> Data lines

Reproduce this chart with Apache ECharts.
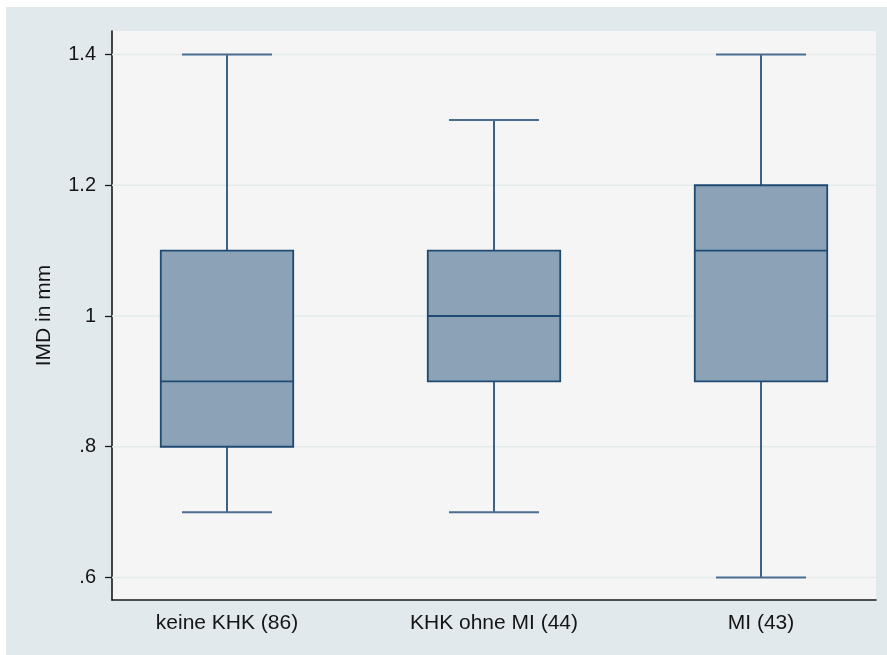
<!DOCTYPE html>
<html>
<head>
<meta charset="utf-8">
<script src="https://cdn.jsdelivr.net/npm/echarts@6/dist/echarts.min.js"></script>
<style>
html,body{margin:0;padding:0;background:#fff;}
#c{width:887px;height:655px;}
</style>
</head>
<body>
<div id="c"></div>
<script>
// ---- data ----
const categories = ['keine KHK (86)', 'KHK ohne MI (44)', 'MI (43)'];
const lowerWhisker = [0.7, 0.7, 0.6];
const quartile1 = [0.8, 0.9, 0.9];
const medians = [0.9, 1.0, 1.1];
const quartile3 = [1.1, 1.1, 1.2];
const upperWhisker = [1.4, 1.3, 1.4];
const yTicks = [0.6, 0.8, 1.0, 1.2, 1.4];
const yTickLabels = ['.6', '.8', '1', '1.2', '1.4'];
const yTitle = 'IMD in mm';

// ---- layout ----
const W = 887, H = 655;
const frame = {left: 112, top: 31, right: 11, bottom: 55};
const innerTopPx = 54.5, innerBottomPx = 577.5;
const bandPx = 267, firstCenter = 227;
const pxPerUnit = (innerBottomPx - innerTopPx) / (yTicks[yTicks.length-1] - yTicks[0]);
const frameMin = yTicks[0] - ((H - frame.bottom) - innerBottomPx) / pxPerUnit;
const frameMax = yTicks[yTicks.length-1] + (innerTopPx - frame.top) / pxPerUnit;
const xMin = -(firstCenter - frame.left) / bandPx;
const xMax = xMin + (W - frame.left - frame.right) / bandPx;
const catIdx = categories.map((c, i) => i);

const FONT = "'Liberation Sans', Arial, sans-serif";
const lineCol = '#2a5279';

const boxData = categories.map((c, i) => [i, lowerWhisker[i], quartile1[i], medians[i], quartile3[i], upperWhisker[i]]);

function renderBox(params, api) {
  const i = api.value(0);
  const pLow = api.coord([i, api.value(1)]);
  const pQ1 = api.coord([i, api.value(2)]);
  const pMed = api.coord([i, api.value(3)]);
  const pQ3 = api.coord([i, api.value(4)]);
  const pHigh = api.coord([i, api.value(5)]);
  const band = Math.abs(api.coord([i + 1, 1])[0] - pMed[0]);
  const bw = band * 0.496, cw = band * 0.337;
  const x = pMed[0];
  const ls = {stroke: lineCol, lineWidth: 1.8};
  return {type: 'group', children: [
    {type: 'line', shape: {x1: x, y1: pHigh[1], x2: x, y2: pQ3[1]}, style: ls},
    {type: 'line', shape: {x1: x, y1: pQ1[1], x2: x, y2: pLow[1]}, style: ls},
    {type: 'line', shape: {x1: x - cw/2, y1: pHigh[1], x2: x + cw/2, y2: pHigh[1]}, style: {stroke: '#4a6d91', lineWidth: 2}},
    {type: 'line', shape: {x1: x - cw/2, y1: pLow[1], x2: x + cw/2, y2: pLow[1]}, style: {stroke: '#4a6d91', lineWidth: 2}},
    {type: 'rect', shape: {x: x - bw/2, y: pQ3[1], width: bw, height: pQ1[1] - pQ3[1]}, style: {fill: '#8ca2b6', stroke: '#1f4a72', lineWidth: 1.8}},
    {type: 'line', shape: {x1: x - bw/2, y1: pMed[1], x2: x + bw/2, y2: pMed[1]}, style: {stroke: '#1f4a72', lineWidth: 1.8}}
  ]};
}

function renderGrid(params, api) {
  const v = api.value(0);
  const a = api.coord([xMin, v]);
  const b = api.coord([xMax, v]);
  return {type: 'line', shape: {x1: a[0], y1: a[1], x2: b[0], y2: b[1]}, style: {stroke: '#e5ebeb', lineWidth: 1.5}};
}

const chart = echarts.init(document.getElementById('c'), null, {renderer: 'canvas'});
chart.setOption({
  backgroundColor: '#ffffff',
  animation: false,
  graphic: [{type: 'rect', left: 6, top: 7, shape: {width: W - 6, height: H - 7}, style: {fill: '#e1e9ec'}, z: -10, silent: true}],
  grid: [
    {left: frame.left, top: frame.top, right: frame.right, bottom: frame.bottom, show: true, backgroundColor: '#f5f5f5', borderWidth: 0, containLabel: false}
  ],
  xAxis: [
    {type: 'value', min: xMin, max: xMax, position: 'bottom',
     axisLine: {show: true, onZero: false, lineStyle: {color: '#1a1a1a', width: 1.6}},
     axisTick: {show: false}, splitLine: {show: false},
     axisLabel: {show: true, customValues: catIdx, margin: 13, fontFamily: FONT, fontSize: 21, color: '#151515',
       formatter: v => { const k = Math.round(v); return (Math.abs(k - v) < 1e-6 && categories[k] !== undefined) ? categories[k] : ''; }}}
  ],
  yAxis: [
    {type: 'value', min: frameMin, max: frameMax, position: 'left',
     axisLine: {show: true, onZero: false, lineStyle: {color: '#1a1a1a', width: 1.6}},
     splitLine: {show: false},
     axisTick: {show: true, customValues: yTicks, length: 7, lineStyle: {color: '#1a1a1a', width: 1.3}},
     axisLabel: {show: true, customValues: yTicks, margin: 16, fontFamily: FONT, fontSize: 20, color: '#151515',
       formatter: v => { const k = yTicks.findIndex(t => Math.abs(t - v) < 1e-9); return k >= 0 ? yTickLabels[k] : ''; }},
     name: yTitle, nameLocation: 'middle', nameGap: 57,
     nameTextStyle: {fontFamily: FONT, fontSize: 21, color: '#151515'}}
  ],
  series: [
    {type: 'custom', data: yTicks.map(v => [v]), encode: {y: 0}, renderItem: renderGrid, z: 1, silent: true, clip: false},
    {type: 'custom', data: boxData, encode: {x: 0, y: [1, 2, 3, 4, 5]}, renderItem: renderBox, z: 2, silent: true, clip: false}
  ]
});
</script>
</body>
</html>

> What you will do
Leave the images out and output the remaining material exactly as it stands.

> The solution
Reproduce this chart with Apache ECharts.
<!DOCTYPE html>
<html>
<head>
<meta charset="utf-8">
<script src="https://cdn.jsdelivr.net/npm/echarts@6/dist/echarts.min.js"></script>
<style>
html,body{margin:0;padding:0;background:#fff;}
#c{width:887px;height:655px;}
</style>
</head>
<body>
<div id="c"></div>
<script>
// ---- data ----
const categories = ['keine KHK (86)', 'KHK ohne MI (44)', 'MI (43)'];
const lowerWhisker = [0.7, 0.7, 0.6];
const quartile1 = [0.8, 0.9, 0.9];
const medians = [0.9, 1.0, 1.1];
const quartile3 = [1.1, 1.1, 1.2];
const upperWhisker = [1.4, 1.3, 1.4];
const yTicks = [0.6, 0.8, 1.0, 1.2, 1.4];
const yTickLabels = ['.6', '.8', '1', '1.2', '1.4'];
const yTitle = 'IMD in mm';

// ---- layout ----
const W = 887, H = 655;
const frame = {left: 112, top: 31, right: 11, bottom: 55};
const innerTopPx = 54.5, innerBottomPx = 577.5;
const bandPx = 267, firstCenter = 227;
const pxPerUnit = (innerBottomPx - innerTopPx) / (yTicks[yTicks.length-1] - yTicks[0]);
const frameMin = yTicks[0] - ((H - frame.bottom) - innerBottomPx) / pxPerUnit;
const frameMax = yTicks[yTicks.length-1] + (innerTopPx - frame.top) / pxPerUnit;
const xMin = -(firstCenter - frame.left) / bandPx;
const xMax = xMin + (W - frame.left - frame.right) / bandPx;
const catIdx = categories.map((c, i) => i);

const FONT = "'Liberation Sans', Arial, sans-serif";
const lineCol = '#2a5279';

const boxData = categories.map((c, i) => [i, lowerWhisker[i], quartile1[i], medians[i], quartile3[i], upperWhisker[i]]);

function renderBox(params, api) {
  const i = api.value(0);
  const pLow = api.coord([i, api.value(1)]);
  const pQ1 = api.coord([i, api.value(2)]);
  const pMed = api.coord([i, api.value(3)]);
  const pQ3 = api.coord([i, api.value(4)]);
  const pHigh = api.coord([i, api.value(5)]);
  const band = Math.abs(api.coord([i + 1, 1])[0] - pMed[0]);
  const bw = band * 0.496, cw = band * 0.337;
  const x = pMed[0];
  const ls = {stroke: lineCol, lineWidth: 1.8};
  return {type: 'group', children: [
    {type: 'line', shape: {x1: x, y1: pHigh[1], x2: x, y2: pQ3[1]}, style: ls},
    {type: 'line', shape: {x1: x, y1: pQ1[1], x2: x, y2: pLow[1]}, style: ls},
    {type: 'line', shape: {x1: x - cw/2, y1: pHigh[1], x2: x + cw/2, y2: pHigh[1]}, style: {stroke: '#4a6d91', lineWidth: 2}},
    {type: 'line', shape: {x1: x - cw/2, y1: pLow[1], x2: x + cw/2, y2: pLow[1]}, style: {stroke: '#4a6d91', lineWidth: 2}},
    {type: 'rect', shape: {x: x - bw/2, y: pQ3[1], width: bw, height: pQ1[1] - pQ3[1]}, style: {fill: '#8ca2b6', stroke: '#1f4a72', lineWidth: 1.8}},
    {type: 'line', shape: {x1: x - bw/2, y1: pMed[1], x2: x + bw/2, y2: pMed[1]}, style: {stroke: '#1f4a72', lineWidth: 1.8}}
  ]};
}

function renderGrid(params, api) {
  const v = api.value(0);
  const a = api.coord([xMin, v]);
  const b = api.coord([xMax, v]);
  return {type: 'line', shape: {x1: a[0], y1: a[1], x2: b[0], y2: b[1]}, style: {stroke: '#e5ebeb', lineWidth: 1.5}};
}

const chart = echarts.init(document.getElementById('c'), null, {renderer: 'canvas'});
chart.setOption({
  backgroundColor: '#ffffff',
  animation: false,
  graphic: [{type: 'rect', left: 6, top: 7, shape: {width: W - 6, height: H - 7}, style: {fill: '#e1e9ec'}, z: -10, silent: true}],
  grid: [
    {left: frame.left, top: frame.top, right: frame.right, bottom: frame.bottom, show: true, backgroundColor: '#f5f5f5', borderWidth: 0, containLabel: false}
  ],
  xAxis: [
    {type: 'value', min: xMin, max: xMax, position: 'bottom',
     axisLine: {show: true, onZero: false, lineStyle: {color: '#1a1a1a', width: 1.6}},
     axisTick: {show: false}, splitLine: {show: false},
     axisLabel: {show: true, customValues: catIdx, margin: 13, fontFamily: FONT, fontSize: 21, color: '#151515',
       formatter: v => { const k = Math.round(v); return (Math.abs(k - v) < 1e-6 && categories[k] !== undefined) ? categories[k] : ''; }}}
  ],
  yAxis: [
    {type: 'value', min: frameMin, max: frameMax, position: 'left',
     axisLine: {show: true, onZero: false, lineStyle: {color: '#1a1a1a', width: 1.6}},
     splitLine: {show: false},
     axisTick: {show: true, customValues: yTicks, length: 7, lineStyle: {color: '#1a1a1a', width: 1.3}},
     axisLabel: {show: true, customValues: yTicks, margin: 16, fontFamily: FONT, fontSize: 20, color: '#151515',
       formatter: v => { const k = yTicks.findIndex(t => Math.abs(t - v) < 1e-9); return k >= 0 ? yTickLabels[k] : ''; }},
     name: yTitle, nameLocation: 'middle', nameGap: 57,
     nameTextStyle: {fontFamily: FONT, fontSize: 21, color: '#151515'}}
  ],
  series: [
    {type: 'custom', data: yTicks.map(v => [v]), encode: {y: 0}, renderItem: renderGrid, z: 1, silent: true, clip: false},
    {type: 'custom', data: boxData, encode: {x: 0, y: [1, 2, 3, 4, 5]}, renderItem: renderBox, z: 2, silent: true, clip: false}
  ]
});
</script>
</body>
</html>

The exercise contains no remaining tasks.